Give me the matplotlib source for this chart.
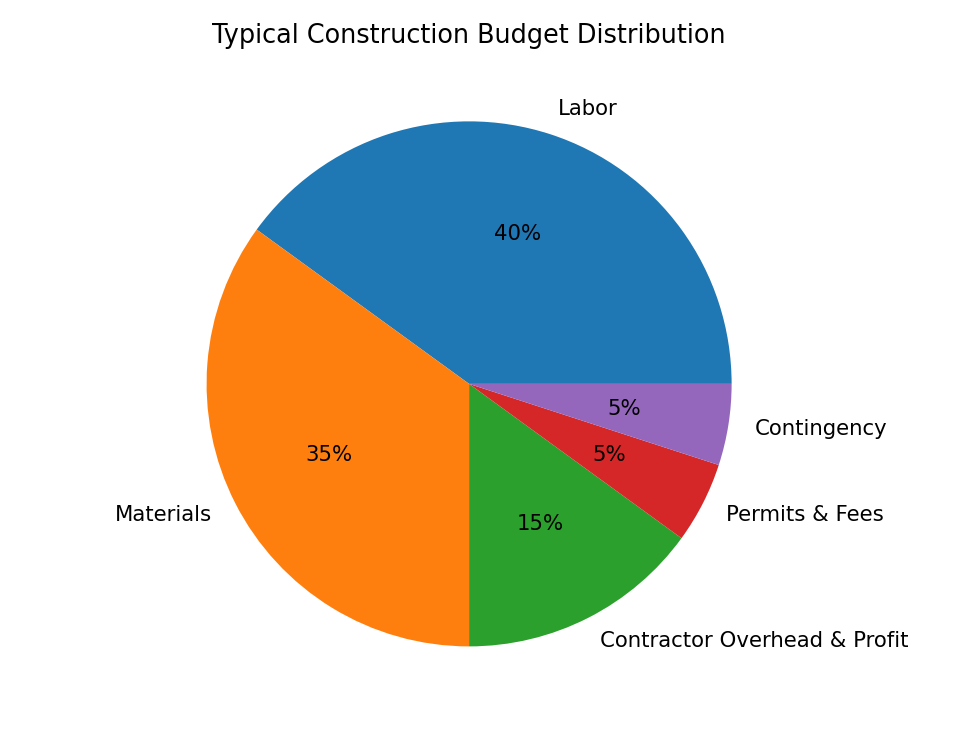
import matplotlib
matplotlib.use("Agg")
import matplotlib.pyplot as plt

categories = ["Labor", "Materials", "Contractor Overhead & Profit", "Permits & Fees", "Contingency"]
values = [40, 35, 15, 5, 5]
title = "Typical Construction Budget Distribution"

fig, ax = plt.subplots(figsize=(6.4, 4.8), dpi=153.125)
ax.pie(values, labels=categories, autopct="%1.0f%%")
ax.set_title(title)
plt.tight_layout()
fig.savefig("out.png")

____

**REQUIRED TASK**
Every line above should be returned word for word, with the pictures left behind.

**FINAL RESULT**
Give me the matplotlib source for this chart.
import matplotlib
matplotlib.use("Agg")
import matplotlib.pyplot as plt

categories = ["Labor", "Materials", "Contractor Overhead & Profit", "Permits & Fees", "Contingency"]
values = [40, 35, 15, 5, 5]
title = "Typical Construction Budget Distribution"

fig, ax = plt.subplots(figsize=(6.4, 4.8), dpi=153.125)
ax.pie(values, labels=categories, autopct="%1.0f%%")
ax.set_title(title)
plt.tight_layout()
fig.savefig("out.png")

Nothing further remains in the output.